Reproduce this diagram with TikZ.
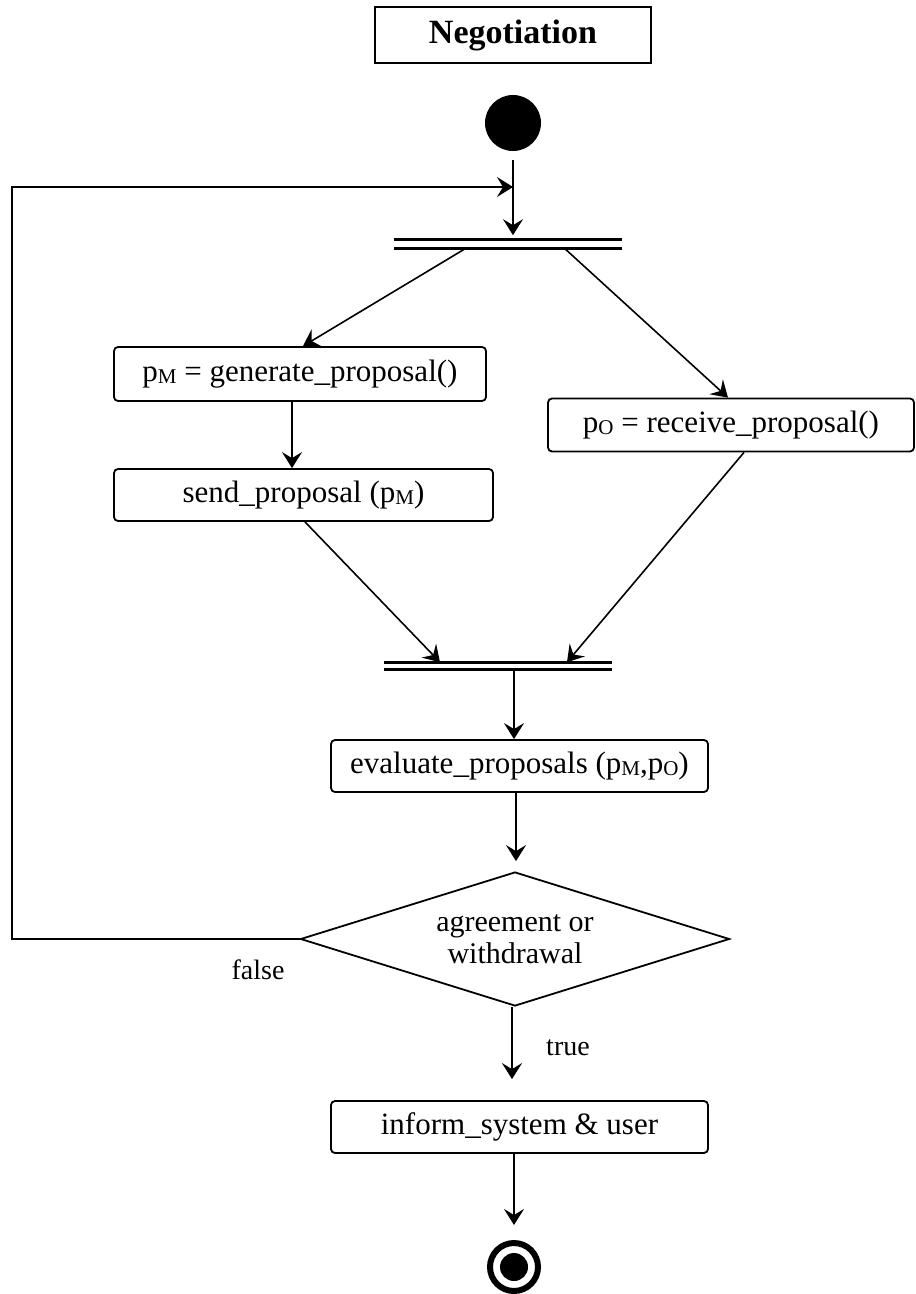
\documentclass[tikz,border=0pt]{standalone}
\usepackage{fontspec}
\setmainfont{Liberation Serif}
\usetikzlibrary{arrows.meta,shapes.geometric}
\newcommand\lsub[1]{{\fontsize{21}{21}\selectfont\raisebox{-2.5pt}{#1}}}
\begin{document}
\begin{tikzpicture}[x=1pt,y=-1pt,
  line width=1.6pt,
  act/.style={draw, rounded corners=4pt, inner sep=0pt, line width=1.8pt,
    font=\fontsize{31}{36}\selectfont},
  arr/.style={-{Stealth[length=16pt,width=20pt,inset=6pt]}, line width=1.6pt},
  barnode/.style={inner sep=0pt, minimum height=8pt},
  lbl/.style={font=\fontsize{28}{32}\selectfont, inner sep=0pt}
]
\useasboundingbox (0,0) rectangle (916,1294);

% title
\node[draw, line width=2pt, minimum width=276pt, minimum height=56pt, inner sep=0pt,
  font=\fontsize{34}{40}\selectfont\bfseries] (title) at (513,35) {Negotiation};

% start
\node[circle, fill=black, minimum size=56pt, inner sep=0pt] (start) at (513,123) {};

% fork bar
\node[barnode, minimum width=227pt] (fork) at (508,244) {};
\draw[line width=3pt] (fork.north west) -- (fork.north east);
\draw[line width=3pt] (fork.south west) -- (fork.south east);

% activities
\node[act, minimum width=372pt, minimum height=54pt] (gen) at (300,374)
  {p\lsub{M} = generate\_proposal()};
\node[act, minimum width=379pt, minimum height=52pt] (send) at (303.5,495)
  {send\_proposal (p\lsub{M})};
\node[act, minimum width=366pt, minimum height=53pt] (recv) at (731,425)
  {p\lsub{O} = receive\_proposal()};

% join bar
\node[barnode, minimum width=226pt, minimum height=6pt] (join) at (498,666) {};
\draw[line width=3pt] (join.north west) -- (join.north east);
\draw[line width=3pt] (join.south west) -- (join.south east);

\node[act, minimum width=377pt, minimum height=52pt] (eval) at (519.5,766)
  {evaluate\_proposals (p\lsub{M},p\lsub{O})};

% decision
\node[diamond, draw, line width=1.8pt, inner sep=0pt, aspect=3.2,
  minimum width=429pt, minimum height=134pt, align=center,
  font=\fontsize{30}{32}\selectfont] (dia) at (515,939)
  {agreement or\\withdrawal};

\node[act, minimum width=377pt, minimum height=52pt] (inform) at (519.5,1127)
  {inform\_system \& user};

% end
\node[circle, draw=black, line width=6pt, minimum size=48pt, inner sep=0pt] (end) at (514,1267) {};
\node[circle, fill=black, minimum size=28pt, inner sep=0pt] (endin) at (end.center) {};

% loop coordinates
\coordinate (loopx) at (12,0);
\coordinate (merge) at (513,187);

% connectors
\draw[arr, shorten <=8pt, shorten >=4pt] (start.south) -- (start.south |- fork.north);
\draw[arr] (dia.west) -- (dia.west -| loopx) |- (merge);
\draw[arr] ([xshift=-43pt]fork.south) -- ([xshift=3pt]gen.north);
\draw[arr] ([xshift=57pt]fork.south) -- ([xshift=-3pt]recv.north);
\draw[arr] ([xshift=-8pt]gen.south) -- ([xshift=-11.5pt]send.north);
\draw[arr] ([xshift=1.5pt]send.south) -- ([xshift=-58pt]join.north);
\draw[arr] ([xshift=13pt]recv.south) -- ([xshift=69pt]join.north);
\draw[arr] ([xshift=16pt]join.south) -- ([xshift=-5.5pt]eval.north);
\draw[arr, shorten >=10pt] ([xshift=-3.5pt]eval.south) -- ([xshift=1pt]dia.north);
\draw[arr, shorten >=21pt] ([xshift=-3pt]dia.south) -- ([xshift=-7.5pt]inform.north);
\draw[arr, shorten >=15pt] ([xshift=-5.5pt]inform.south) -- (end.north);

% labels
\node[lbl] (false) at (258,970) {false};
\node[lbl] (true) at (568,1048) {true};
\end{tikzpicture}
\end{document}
★ ★ ★ ★
## INSTRUCTIONS TO FOLLOW:
Emit the lines of the material exactly, from its first line to the line containing "-- (join.south east);", inclusive; leave every picture out.

## TASK OUTPUT:
Reproduce this diagram with TikZ.
\documentclass[tikz,border=0pt]{standalone}
\usepackage{fontspec}
\setmainfont{Liberation Serif}
\usetikzlibrary{arrows.meta,shapes.geometric}
\newcommand\lsub[1]{{\fontsize{21}{21}\selectfont\raisebox{-2.5pt}{#1}}}
\begin{document}
\begin{tikzpicture}[x=1pt,y=-1pt,
  line width=1.6pt,
  act/.style={draw, rounded corners=4pt, inner sep=0pt, line width=1.8pt,
    font=\fontsize{31}{36}\selectfont},
  arr/.style={-{Stealth[length=16pt,width=20pt,inset=6pt]}, line width=1.6pt},
  barnode/.style={inner sep=0pt, minimum height=8pt},
  lbl/.style={font=\fontsize{28}{32}\selectfont, inner sep=0pt}
]
\useasboundingbox (0,0) rectangle (916,1294);

% title
\node[draw, line width=2pt, minimum width=276pt, minimum height=56pt, inner sep=0pt,
  font=\fontsize{34}{40}\selectfont\bfseries] (title) at (513,35) {Negotiation};

% start
\node[circle, fill=black, minimum size=56pt, inner sep=0pt] (start) at (513,123) {};

% fork bar
\node[barnode, minimum width=227pt] (fork) at (508,244) {};
\draw[line width=3pt] (fork.north west) -- (fork.north east);
\draw[line width=3pt] (fork.south west) -- (fork.south east);

% activities
\node[act, minimum width=372pt, minimum height=54pt] (gen) at (300,374)
  {p\lsub{M} = generate\_proposal()};
\node[act, minimum width=379pt, minimum height=52pt] (send) at (303.5,495)
  {send\_proposal (p\lsub{M})};
\node[act, minimum width=366pt, minimum height=53pt] (recv) at (731,425)
  {p\lsub{O} = receive\_proposal()};

% join bar
\node[barnode, minimum width=226pt, minimum height=6pt] (join) at (498,666) {};
\draw[line width=3pt] (join.north west) -- (join.north east);
\draw[line width=3pt] (join.south west) -- (join.south east);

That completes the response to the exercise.